Suatu ketika di bulan Ramadhan. Saya dengan teman-teman bermain-main. Dalam perjalanan saya bersama teman-teman bertemu dengan ayah. Mungkin ayah pulang dari pasar atau dari masjid, lalu saya mendekati minta uang padanya. Ayah tidak mau kasih uang, karena saya tidak puasa. Beberapa hari kemudian, saya puasa. Dengan teman-teman saya bertemu lagi dengan ayah. Lalu saya minta uang lagi. Kata ayah, untuk apa uang, kamu kan puasa. Inilah ayahku, dia mendidik kami. Dia tidak akan memberi uang untuk hal-hal yang memang tidak penting.
Kelas satu SMP, sekitar tahun 1987, kembali saya tersangkut dengan satu masalah di sekolah. Teman-teman satu kelasku mengejek-ejek (pacia-ciahon) guru bahasa Inggris kami dengan istilah “si gigit”….. Sang Guru mengejar teman-teman yang mengejek tadi dan sialnya kenapa saya harus ikut lari, padahal saya tidak ikut mengejek. Saya sudah khawatir sekali atas peristiwa itu. Sebab sang guru adalah teman sejawat ayah di sekolah. Luar biasa saya khawatir kalau sampai sang guru melapor ke ayah bahwa saya ikut mengejeknya. Bisa jadi peristiwa pemukulan saya seperti ketika berkelahi dengan si Repo terjadi lagi.
Setiba di rumah pulang dari sekolah, saya lihat ayah tidak ada. Tenyata sudah duluan ke saba lampesong. Setelah shalat dhuhur, saya menyusul ke saba lampesong. Berharap tidak terjadi apa-apa. Saya berdoa, mudah-mudahan informasi pengejekan tadi tidak sampai kepada ayah. Fatal akibatnya kalau dia tahu. Saya berjanji dalam hati untuk tidak lagi ikut-ikutan yang demikian itu dan akan melaksanakan shalat lima waktu setiap hari. Alhamdulillah, tidak terjadi apa-apa. Ayah justru heran kenapa saya tiba-tiba datang ke sawah, padahal pada hari-hari sebelumnya saya selalu main bola dengan teman-teman di lapangan Salaha Muda Pakpahan Tanjung Medan. Ternyata tadi setelah jam mengajarnya selesai, ayah cepat pulang dari sekolah, lalu ke sawah, sehingga tidak tahu peristiwa apa-apa. Dan untungnya lagi, besoknya, peristiwa itu tidak ada yang memberitahukannya ke ayah. Jika ayah tahu, bisa jadi saya jadi sasaran kemarahan lagi. Sejak peristiwa itu, saya sudah mulai melaksanakan shalat lima waktu dengan tertib. Dulunya juga saya shalat, tapi kurang tertib, banyak bolong-bolongnya. Hingga sekarang, Alhamdulillah, saya sudah lupa kapan saya tidak shalat.

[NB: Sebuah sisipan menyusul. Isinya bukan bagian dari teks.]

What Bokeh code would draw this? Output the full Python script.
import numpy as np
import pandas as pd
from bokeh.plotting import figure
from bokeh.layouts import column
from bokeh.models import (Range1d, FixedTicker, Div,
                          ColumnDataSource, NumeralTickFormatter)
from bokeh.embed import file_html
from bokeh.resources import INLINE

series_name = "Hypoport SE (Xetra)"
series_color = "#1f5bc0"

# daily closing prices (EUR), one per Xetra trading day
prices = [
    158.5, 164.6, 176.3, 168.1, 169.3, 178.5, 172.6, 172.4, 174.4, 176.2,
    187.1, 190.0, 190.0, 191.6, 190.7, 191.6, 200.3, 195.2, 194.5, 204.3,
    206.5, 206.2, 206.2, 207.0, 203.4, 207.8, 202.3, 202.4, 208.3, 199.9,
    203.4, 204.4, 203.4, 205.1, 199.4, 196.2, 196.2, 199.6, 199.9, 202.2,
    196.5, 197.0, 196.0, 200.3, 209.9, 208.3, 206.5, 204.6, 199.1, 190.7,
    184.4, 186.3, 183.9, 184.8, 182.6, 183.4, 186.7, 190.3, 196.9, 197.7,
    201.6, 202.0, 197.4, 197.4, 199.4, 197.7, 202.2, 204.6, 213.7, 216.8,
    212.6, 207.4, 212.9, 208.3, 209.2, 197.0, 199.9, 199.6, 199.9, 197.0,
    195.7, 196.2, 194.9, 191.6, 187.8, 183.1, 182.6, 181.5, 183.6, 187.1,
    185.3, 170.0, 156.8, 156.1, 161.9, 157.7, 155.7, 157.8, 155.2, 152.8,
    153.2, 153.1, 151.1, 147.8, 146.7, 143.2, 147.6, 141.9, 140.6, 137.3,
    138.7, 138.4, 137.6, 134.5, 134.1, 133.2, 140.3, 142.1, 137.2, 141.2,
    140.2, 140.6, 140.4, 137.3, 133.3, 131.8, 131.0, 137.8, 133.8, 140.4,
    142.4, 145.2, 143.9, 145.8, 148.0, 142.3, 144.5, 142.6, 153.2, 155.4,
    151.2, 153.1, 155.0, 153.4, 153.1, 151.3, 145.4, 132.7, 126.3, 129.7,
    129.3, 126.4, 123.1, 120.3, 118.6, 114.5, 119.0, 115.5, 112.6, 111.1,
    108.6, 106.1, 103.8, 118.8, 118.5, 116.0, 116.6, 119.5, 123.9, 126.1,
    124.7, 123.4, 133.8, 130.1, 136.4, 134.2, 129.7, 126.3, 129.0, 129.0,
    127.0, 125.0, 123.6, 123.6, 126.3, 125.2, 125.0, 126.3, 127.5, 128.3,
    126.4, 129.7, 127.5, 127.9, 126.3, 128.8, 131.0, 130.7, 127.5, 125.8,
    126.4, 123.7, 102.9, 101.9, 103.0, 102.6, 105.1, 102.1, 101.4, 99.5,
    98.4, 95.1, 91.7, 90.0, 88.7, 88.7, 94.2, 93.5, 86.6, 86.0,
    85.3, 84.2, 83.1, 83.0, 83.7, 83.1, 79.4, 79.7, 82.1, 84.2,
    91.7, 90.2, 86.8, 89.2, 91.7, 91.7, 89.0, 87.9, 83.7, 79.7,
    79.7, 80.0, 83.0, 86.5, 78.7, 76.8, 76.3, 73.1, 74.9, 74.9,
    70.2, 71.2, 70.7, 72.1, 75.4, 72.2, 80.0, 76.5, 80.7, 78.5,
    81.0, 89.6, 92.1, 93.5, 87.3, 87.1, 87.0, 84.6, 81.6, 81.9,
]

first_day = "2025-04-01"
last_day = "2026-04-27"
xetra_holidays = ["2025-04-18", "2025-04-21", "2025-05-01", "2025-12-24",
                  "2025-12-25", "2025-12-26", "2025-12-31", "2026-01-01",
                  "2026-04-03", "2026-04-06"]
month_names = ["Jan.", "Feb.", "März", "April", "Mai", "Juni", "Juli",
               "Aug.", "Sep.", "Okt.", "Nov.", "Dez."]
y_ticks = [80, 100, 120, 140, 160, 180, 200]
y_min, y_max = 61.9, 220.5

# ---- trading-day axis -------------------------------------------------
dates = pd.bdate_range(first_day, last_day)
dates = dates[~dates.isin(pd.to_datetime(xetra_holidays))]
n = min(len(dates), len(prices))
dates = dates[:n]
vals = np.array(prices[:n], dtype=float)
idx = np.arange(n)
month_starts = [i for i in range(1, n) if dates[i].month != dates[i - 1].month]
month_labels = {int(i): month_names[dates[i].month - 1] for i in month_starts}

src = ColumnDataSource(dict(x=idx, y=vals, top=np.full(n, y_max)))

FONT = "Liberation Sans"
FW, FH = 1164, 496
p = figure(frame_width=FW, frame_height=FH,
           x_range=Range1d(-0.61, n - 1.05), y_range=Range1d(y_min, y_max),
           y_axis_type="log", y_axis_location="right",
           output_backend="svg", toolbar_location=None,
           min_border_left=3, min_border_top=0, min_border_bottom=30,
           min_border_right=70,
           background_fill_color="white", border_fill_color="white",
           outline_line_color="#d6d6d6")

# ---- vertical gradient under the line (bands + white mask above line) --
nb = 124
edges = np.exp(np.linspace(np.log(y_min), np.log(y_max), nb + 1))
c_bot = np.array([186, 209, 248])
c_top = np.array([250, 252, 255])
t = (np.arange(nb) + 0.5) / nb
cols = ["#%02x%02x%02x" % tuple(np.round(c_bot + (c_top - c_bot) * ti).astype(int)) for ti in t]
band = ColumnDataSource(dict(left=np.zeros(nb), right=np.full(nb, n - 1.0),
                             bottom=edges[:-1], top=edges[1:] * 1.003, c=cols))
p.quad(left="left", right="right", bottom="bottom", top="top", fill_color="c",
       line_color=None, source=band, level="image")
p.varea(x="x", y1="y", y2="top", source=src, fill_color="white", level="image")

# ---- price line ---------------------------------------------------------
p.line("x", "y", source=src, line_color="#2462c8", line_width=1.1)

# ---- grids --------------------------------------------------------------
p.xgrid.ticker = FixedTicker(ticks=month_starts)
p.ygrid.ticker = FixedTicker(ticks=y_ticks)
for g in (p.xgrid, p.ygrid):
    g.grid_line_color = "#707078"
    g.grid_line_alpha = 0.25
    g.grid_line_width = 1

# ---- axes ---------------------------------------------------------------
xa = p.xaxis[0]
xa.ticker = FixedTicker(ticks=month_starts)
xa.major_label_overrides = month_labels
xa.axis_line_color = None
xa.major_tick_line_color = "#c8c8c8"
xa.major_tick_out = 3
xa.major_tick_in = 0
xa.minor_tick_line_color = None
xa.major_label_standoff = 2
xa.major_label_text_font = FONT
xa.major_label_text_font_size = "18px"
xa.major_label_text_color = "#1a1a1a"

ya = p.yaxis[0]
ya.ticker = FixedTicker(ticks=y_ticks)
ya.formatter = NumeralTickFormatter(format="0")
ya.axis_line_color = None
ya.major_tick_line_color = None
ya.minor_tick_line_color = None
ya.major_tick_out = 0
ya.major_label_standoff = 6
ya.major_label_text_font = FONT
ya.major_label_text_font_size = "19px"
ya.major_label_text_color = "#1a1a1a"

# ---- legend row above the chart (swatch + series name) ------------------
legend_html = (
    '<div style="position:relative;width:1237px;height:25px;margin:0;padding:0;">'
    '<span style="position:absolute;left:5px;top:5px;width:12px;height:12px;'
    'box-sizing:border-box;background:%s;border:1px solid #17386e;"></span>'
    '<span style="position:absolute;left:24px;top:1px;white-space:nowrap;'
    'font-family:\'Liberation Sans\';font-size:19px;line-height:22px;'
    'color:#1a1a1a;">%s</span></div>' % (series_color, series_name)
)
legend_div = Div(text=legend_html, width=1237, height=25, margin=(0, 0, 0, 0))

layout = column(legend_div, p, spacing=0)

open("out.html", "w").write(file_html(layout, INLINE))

Ayah adalah rujukan saya untuk shalat dan membaca. Ketika masih kelas satu, dua, tiga, saya selalu ikut ayah pergi ke Masjid Taqwa Muhammadiyah Sipirok. Ada pengajian di situ untuk orang tua, tidak ada anak-anak. Hanya saya yang anak-anak mengaji, tapi saya sudah lupa apa isi pengajian mereka saat itu. Yang jelas kerjaku saat itu adalah menyiapkan bekas kaleng susu atau ikan kaleng, sebagai tempat rokok para orang tua yang ikut pengajian. Setelah pengajian, mengumpulkan kembali kaleng-kaleng itu, membuang puntung rokoknya dan kadang-kadang adzan. Dalam membaca ayah sangat tekun. Suatu ketika saya melihat ayah membaca buku-buku Prof. Hamka yang halamannya sangat tebal. Saya bilang ke ayah, belikan saya  buku kecil yang bisa saya baca. Ayahpun membeli buku-buku agama  yang halamannya sedikit dan tulisannya besar, berkisar tentang sejarah perjuangan Islam, ada juga buku tentang Muhammadiyah.
Kelas dua SMP, saya duduk di kelas II.2, bersama Nasruddin Koto (Nasko) dan lain-lain. Ayah mengajar kami untuk bidang studi Fisika. Di samping memegang guru bidang studi, ayah juga adalah penanggung jawab laboratorium fisika. Nasko punya trik sendiri untuk menghitung kapan mata pelajaran fisika ini berakhir. Mata pelajaran fisika biasanya memang selalu kurang penggemarnya, tapi wajib diikuti. Dia hanya melihat rokok yang dihisap ayahku. Jika rokok gudang garam merahnya sudah habis lalu puntungnya yang tinggal kurang dari setengah sentimeter itu dibuang, maka lonceng akan segera berbunyi. Saat itu kami tidak punya jam tangan.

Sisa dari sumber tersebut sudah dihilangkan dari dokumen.